======== DATASET EXCERPT ========
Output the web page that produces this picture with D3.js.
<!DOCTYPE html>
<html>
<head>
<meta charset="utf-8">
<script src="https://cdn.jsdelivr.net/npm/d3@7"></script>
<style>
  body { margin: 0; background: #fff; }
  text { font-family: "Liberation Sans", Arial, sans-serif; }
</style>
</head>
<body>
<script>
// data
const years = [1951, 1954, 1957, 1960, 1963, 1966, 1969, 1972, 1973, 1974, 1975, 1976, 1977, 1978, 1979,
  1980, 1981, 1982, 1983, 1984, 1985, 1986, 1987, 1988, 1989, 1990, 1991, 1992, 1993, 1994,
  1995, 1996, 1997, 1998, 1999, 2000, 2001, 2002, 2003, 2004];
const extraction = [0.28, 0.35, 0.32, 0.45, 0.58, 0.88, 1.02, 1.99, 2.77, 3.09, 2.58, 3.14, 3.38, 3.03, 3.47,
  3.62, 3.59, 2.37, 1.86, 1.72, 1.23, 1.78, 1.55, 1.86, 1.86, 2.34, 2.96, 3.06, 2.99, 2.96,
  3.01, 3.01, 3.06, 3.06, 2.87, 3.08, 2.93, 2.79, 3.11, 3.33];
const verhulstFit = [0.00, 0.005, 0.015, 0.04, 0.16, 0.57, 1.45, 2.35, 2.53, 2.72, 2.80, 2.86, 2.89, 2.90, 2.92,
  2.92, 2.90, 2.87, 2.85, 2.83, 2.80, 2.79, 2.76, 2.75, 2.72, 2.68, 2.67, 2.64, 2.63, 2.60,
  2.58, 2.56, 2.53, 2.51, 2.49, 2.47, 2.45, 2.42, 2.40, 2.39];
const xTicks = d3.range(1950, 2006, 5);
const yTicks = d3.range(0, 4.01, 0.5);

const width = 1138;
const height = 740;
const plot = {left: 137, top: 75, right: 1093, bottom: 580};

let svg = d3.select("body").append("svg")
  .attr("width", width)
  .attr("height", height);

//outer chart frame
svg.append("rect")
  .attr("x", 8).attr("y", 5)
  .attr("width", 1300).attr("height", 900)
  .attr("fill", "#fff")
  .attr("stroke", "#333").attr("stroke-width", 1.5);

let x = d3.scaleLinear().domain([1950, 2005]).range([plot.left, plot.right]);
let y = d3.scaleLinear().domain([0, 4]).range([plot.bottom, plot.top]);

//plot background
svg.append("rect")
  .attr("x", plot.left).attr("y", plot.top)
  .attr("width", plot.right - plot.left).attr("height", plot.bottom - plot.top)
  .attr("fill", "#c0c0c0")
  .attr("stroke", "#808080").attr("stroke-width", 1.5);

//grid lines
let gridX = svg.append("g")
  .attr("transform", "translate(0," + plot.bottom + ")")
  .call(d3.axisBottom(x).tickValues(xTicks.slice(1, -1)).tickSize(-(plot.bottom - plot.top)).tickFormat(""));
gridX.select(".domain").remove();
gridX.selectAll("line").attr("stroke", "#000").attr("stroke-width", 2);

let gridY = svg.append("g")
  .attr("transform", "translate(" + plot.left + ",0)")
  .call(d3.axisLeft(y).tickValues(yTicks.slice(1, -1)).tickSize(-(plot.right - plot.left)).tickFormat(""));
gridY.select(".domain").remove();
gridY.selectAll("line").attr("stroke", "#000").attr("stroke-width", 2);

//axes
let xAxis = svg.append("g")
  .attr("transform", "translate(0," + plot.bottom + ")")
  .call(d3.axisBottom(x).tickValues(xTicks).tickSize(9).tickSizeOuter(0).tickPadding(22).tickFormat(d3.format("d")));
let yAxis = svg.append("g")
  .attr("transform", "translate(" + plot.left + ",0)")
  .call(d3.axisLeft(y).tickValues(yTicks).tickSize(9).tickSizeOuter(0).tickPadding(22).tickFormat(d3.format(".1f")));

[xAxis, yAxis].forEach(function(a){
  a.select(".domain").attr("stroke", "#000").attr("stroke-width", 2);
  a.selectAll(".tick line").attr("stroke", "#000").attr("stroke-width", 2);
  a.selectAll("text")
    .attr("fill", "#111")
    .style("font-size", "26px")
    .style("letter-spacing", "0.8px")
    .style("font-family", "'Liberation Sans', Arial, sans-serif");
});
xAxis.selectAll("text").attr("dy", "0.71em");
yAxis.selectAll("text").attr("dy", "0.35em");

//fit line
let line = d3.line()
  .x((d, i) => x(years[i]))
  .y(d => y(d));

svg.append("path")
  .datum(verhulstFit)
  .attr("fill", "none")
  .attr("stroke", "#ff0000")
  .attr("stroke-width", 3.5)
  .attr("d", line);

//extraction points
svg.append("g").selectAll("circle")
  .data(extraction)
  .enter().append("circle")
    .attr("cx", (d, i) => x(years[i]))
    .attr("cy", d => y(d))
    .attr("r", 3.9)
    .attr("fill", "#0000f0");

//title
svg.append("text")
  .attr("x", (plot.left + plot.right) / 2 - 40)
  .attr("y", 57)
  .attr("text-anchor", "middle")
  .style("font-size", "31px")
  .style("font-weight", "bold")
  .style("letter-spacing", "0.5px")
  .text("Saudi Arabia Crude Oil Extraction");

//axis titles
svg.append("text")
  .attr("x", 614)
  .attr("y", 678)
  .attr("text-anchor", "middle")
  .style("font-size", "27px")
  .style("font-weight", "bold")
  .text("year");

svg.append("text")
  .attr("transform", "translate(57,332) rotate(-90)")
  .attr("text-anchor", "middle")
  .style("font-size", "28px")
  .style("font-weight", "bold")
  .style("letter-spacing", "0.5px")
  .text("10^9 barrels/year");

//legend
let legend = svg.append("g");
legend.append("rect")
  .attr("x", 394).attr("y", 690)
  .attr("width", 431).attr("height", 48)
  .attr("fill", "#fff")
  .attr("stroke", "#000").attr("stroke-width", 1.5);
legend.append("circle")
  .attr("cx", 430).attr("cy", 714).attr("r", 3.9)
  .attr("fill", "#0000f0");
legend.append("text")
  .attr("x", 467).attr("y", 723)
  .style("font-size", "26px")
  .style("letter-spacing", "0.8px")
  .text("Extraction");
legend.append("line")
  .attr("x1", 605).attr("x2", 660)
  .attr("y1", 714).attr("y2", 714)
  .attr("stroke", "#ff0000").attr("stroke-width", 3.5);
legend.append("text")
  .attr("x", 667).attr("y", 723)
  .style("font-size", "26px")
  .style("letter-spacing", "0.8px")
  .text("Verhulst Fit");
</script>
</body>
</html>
========
**EXERCISE INSTRUCTIONS**. Copy out every line of the data above, exactly as given.

**TASK RESULT**.
Output the web page that produces this picture with D3.js.
<!DOCTYPE html>
<html>
<head>
<meta charset="utf-8">
<script src="https://cdn.jsdelivr.net/npm/d3@7"></script>
<style>
  body { margin: 0; background: #fff; }
  text { font-family: "Liberation Sans", Arial, sans-serif; }
</style>
</head>
<body>
<script>
// data
const years = [1951, 1954, 1957, 1960, 1963, 1966, 1969, 1972, 1973, 1974, 1975, 1976, 1977, 1978, 1979,
  1980, 1981, 1982, 1983, 1984, 1985, 1986, 1987, 1988, 1989, 1990, 1991, 1992, 1993, 1994,
  1995, 1996, 1997, 1998, 1999, 2000, 2001, 2002, 2003, 2004];
const extraction = [0.28, 0.35, 0.32, 0.45, 0.58, 0.88, 1.02, 1.99, 2.77, 3.09, 2.58, 3.14, 3.38, 3.03, 3.47,
  3.62, 3.59, 2.37, 1.86, 1.72, 1.23, 1.78, 1.55, 1.86, 1.86, 2.34, 2.96, 3.06, 2.99, 2.96,
  3.01, 3.01, 3.06, 3.06, 2.87, 3.08, 2.93, 2.79, 3.11, 3.33];
const verhulstFit = [0.00, 0.005, 0.015, 0.04, 0.16, 0.57, 1.45, 2.35, 2.53, 2.72, 2.80, 2.86, 2.89, 2.90, 2.92,
  2.92, 2.90, 2.87, 2.85, 2.83, 2.80, 2.79, 2.76, 2.75, 2.72, 2.68, 2.67, 2.64, 2.63, 2.60,
  2.58, 2.56, 2.53, 2.51, 2.49, 2.47, 2.45, 2.42, 2.40, 2.39];
const xTicks = d3.range(1950, 2006, 5);
const yTicks = d3.range(0, 4.01, 0.5);

const width = 1138;
const height = 740;
const plot = {left: 137, top: 75, right: 1093, bottom: 580};

let svg = d3.select("body").append("svg")
  .attr("width", width)
  .attr("height", height);

//outer chart frame
svg.append("rect")
  .attr("x", 8).attr("y", 5)
  .attr("width", 1300).attr("height", 900)
  .attr("fill", "#fff")
  .attr("stroke", "#333").attr("stroke-width", 1.5);

let x = d3.scaleLinear().domain([1950, 2005]).range([plot.left, plot.right]);
let y = d3.scaleLinear().domain([0, 4]).range([plot.bottom, plot.top]);

//plot background
svg.append("rect")
  .attr("x", plot.left).attr("y", plot.top)
  .attr("width", plot.right - plot.left).attr("height", plot.bottom - plot.top)
  .attr("fill", "#c0c0c0")
  .attr("stroke", "#808080").attr("stroke-width", 1.5);

//grid lines
let gridX = svg.append("g")
  .attr("transform", "translate(0," + plot.bottom + ")")
  .call(d3.axisBottom(x).tickValues(xTicks.slice(1, -1)).tickSize(-(plot.bottom - plot.top)).tickFormat(""));
gridX.select(".domain").remove();
gridX.selectAll("line").attr("stroke", "#000").attr("stroke-width", 2);

let gridY = svg.append("g")
  .attr("transform", "translate(" + plot.left + ",0)")
  .call(d3.axisLeft(y).tickValues(yTicks.slice(1, -1)).tickSize(-(plot.right - plot.left)).tickFormat(""));
gridY.select(".domain").remove();
gridY.selectAll("line").attr("stroke", "#000").attr("stroke-width", 2);

//axes
let xAxis = svg.append("g")
  .attr("transform", "translate(0," + plot.bottom + ")")
  .call(d3.axisBottom(x).tickValues(xTicks).tickSize(9).tickSizeOuter(0).tickPadding(22).tickFormat(d3.format("d")));
let yAxis = svg.append("g")
  .attr("transform", "translate(" + plot.left + ",0)")
  .call(d3.axisLeft(y).tickValues(yTicks).tickSize(9).tickSizeOuter(0).tickPadding(22).tickFormat(d3.format(".1f")));

[xAxis, yAxis].forEach(function(a){
  a.select(".domain").attr("stroke", "#000").attr("stroke-width", 2);
  a.selectAll(".tick line").attr("stroke", "#000").attr("stroke-width", 2);
  a.selectAll("text")
    .attr("fill", "#111")
    .style("font-size", "26px")
    .style("letter-spacing", "0.8px")
    .style("font-family", "'Liberation Sans', Arial, sans-serif");
});
xAxis.selectAll("text").attr("dy", "0.71em");
yAxis.selectAll("text").attr("dy", "0.35em");

//fit line
let line = d3.line()
  .x((d, i) => x(years[i]))
  .y(d => y(d));

svg.append("path")
  .datum(verhulstFit)
  .attr("fill", "none")
  .attr("stroke", "#ff0000")
  .attr("stroke-width", 3.5)
  .attr("d", line);

//extraction points
svg.append("g").selectAll("circle")
  .data(extraction)
  .enter().append("circle")
    .attr("cx", (d, i) => x(years[i]))
    .attr("cy", d => y(d))
    .attr("r", 3.9)
    .attr("fill", "#0000f0");

//title
svg.append("text")
  .attr("x", (plot.left + plot.right) / 2 - 40)
  .attr("y", 57)
  .attr("text-anchor", "middle")
  .style("font-size", "31px")
  .style("font-weight", "bold")
  .style("letter-spacing", "0.5px")
  .text("Saudi Arabia Crude Oil Extraction");

//axis titles
svg.append("text")
  .attr("x", 614)
  .attr("y", 678)
  .attr("text-anchor", "middle")
  .style("font-size", "27px")
  .style("font-weight", "bold")
  .text("year");

svg.append("text")
  .attr("transform", "translate(57,332) rotate(-90)")
  .attr("text-anchor", "middle")
  .style("font-size", "28px")
  .style("font-weight", "bold")
  .style("letter-spacing", "0.5px")
  .text("10^9 barrels/year");

//legend
let legend = svg.append("g");
legend.append("rect")
  .attr("x", 394).attr("y", 690)
  .attr("width", 431).attr("height", 48)
  .attr("fill", "#fff")
  .attr("stroke", "#000").attr("stroke-width", 1.5);
legend.append("circle")
  .attr("cx", 430).attr("cy", 714).attr("r", 3.9)
  .attr("fill", "#0000f0");
legend.append("text")
  .attr("x", 467).attr("y", 723)
  .style("font-size", "26px")
  .style("letter-spacing", "0.8px")
  .text("Extraction");
legend.append("line")
  .attr("x1", 605).attr("x2", 660)
  .attr("y1", 714).attr("y2", 714)
  .attr("stroke", "#ff0000").attr("stroke-width", 3.5);
legend.append("text")
  .attr("x", 667).attr("y", 723)
  .style("font-size", "26px")
  .style("letter-spacing", "0.8px")
  .text("Verhulst Fit");
</script>
</body>
</html>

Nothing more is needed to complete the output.